[Start DATASET ENTRIES]

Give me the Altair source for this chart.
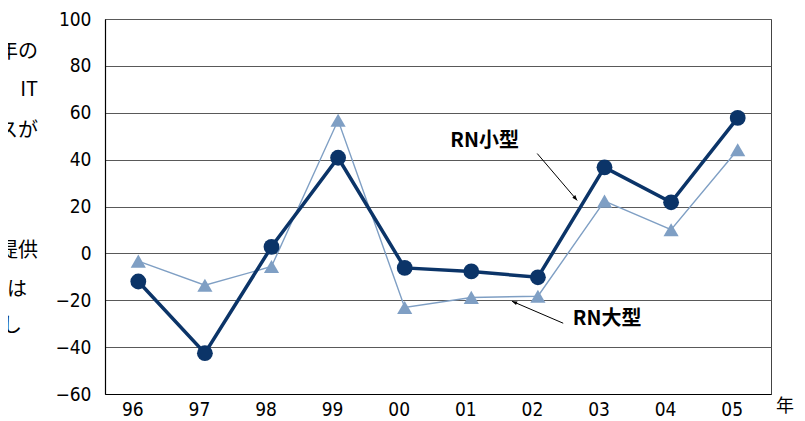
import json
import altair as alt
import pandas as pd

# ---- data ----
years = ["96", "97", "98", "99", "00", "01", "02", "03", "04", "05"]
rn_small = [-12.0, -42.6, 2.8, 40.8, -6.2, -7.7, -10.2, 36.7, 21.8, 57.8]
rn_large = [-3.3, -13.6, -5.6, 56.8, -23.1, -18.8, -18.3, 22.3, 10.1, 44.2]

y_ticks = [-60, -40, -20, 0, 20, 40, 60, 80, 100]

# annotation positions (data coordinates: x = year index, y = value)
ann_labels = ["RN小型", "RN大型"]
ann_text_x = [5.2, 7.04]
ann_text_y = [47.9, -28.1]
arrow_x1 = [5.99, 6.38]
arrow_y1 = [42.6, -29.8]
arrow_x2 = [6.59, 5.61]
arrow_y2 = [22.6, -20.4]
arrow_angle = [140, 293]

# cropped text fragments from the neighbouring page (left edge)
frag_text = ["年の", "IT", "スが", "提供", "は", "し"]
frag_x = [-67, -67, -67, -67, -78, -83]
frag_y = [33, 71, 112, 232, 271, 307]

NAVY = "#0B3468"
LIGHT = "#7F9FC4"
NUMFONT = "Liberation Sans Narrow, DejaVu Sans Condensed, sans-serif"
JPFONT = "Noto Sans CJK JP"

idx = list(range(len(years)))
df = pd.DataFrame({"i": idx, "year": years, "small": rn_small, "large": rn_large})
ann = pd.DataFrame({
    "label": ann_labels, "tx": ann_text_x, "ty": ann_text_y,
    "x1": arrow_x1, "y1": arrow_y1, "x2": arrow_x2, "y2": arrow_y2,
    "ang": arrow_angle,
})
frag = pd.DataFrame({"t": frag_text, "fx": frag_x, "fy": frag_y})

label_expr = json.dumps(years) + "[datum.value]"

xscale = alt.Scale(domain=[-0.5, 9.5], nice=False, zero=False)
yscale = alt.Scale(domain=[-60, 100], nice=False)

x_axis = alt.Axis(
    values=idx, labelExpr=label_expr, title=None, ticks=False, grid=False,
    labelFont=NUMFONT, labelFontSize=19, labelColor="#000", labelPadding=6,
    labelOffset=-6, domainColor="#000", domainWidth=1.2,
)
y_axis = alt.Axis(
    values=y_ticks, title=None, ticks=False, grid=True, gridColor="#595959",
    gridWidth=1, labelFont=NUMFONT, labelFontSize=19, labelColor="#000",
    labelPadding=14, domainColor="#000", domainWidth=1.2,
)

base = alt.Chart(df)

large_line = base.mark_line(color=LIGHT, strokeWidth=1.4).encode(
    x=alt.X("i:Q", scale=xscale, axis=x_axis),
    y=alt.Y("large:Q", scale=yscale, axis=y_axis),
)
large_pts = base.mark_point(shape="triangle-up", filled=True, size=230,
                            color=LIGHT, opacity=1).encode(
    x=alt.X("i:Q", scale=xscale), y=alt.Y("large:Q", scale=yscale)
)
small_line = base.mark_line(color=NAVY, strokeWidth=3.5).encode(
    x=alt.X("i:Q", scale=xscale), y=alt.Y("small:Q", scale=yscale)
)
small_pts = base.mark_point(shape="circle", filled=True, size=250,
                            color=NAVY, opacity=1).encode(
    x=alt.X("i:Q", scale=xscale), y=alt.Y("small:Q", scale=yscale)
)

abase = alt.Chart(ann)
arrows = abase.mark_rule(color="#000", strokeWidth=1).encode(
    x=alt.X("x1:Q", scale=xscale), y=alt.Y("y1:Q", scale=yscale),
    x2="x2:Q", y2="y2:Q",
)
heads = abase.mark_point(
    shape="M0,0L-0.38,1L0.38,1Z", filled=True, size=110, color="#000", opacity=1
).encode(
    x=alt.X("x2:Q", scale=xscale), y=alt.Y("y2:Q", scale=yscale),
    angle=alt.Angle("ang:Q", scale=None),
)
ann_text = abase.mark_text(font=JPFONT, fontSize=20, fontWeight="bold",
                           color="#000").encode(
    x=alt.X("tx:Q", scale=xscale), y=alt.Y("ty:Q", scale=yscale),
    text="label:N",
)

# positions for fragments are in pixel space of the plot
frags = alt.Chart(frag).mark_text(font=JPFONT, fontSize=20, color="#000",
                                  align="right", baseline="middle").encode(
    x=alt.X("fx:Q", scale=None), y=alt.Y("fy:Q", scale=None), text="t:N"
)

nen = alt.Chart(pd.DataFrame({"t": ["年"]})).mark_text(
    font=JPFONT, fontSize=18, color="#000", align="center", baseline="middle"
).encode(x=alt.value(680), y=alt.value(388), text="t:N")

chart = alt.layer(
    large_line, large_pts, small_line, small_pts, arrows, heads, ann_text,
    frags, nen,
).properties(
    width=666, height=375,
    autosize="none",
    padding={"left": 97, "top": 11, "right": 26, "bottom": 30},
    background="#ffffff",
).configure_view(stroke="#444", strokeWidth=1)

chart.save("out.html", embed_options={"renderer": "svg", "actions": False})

[End DATASET ENTRIES]
[Start DATASET ENTRIES]

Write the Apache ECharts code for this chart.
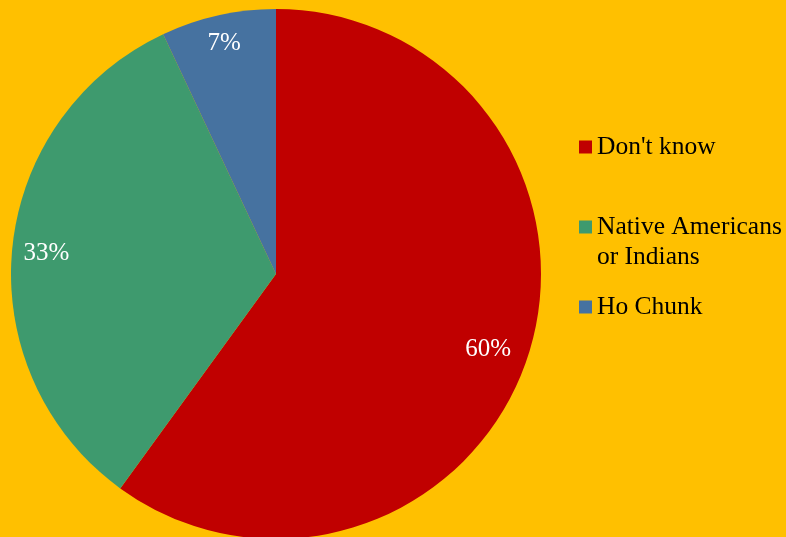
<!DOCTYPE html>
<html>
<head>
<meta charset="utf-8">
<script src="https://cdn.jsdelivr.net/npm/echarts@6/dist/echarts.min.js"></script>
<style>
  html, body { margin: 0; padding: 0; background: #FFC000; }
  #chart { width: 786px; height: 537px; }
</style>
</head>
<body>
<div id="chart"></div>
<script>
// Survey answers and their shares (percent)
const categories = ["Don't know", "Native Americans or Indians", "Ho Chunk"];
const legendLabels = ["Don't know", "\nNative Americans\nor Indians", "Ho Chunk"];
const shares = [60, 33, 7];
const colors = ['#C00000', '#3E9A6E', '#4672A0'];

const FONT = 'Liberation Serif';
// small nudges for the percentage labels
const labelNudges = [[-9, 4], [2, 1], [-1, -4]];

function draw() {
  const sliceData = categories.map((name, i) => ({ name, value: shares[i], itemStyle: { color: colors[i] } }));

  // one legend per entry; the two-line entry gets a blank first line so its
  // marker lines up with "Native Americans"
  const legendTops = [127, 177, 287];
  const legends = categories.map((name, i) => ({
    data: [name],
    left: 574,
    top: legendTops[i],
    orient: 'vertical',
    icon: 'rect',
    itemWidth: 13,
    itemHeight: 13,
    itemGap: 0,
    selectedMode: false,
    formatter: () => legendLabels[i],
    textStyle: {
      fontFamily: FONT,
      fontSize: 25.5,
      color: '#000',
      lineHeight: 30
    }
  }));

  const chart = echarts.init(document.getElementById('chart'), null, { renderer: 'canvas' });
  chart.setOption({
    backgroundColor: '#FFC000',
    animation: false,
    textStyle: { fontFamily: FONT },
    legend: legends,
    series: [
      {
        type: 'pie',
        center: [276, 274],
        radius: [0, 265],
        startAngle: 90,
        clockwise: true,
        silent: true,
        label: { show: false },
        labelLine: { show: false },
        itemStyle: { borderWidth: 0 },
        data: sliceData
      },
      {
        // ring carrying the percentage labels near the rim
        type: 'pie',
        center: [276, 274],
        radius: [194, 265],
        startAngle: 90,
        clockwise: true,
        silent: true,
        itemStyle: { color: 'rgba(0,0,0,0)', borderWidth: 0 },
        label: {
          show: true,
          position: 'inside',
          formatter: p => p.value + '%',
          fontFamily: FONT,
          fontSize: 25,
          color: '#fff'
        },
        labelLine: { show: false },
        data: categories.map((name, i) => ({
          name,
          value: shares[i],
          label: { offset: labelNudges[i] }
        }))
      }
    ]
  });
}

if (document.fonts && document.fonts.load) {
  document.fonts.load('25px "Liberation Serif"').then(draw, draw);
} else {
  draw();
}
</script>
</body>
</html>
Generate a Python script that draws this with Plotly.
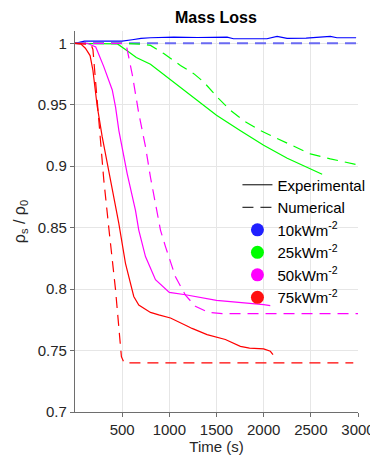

[End DATASET ENTRIES]

- _TO DO_: Extract every line containing the string "this" from the data above.

- _FINISHED EXERCISE_:
Give me the Altair source for this chart.
Write the Apache ECharts code for this chart.
Generate a Python script that draws this with Plotly.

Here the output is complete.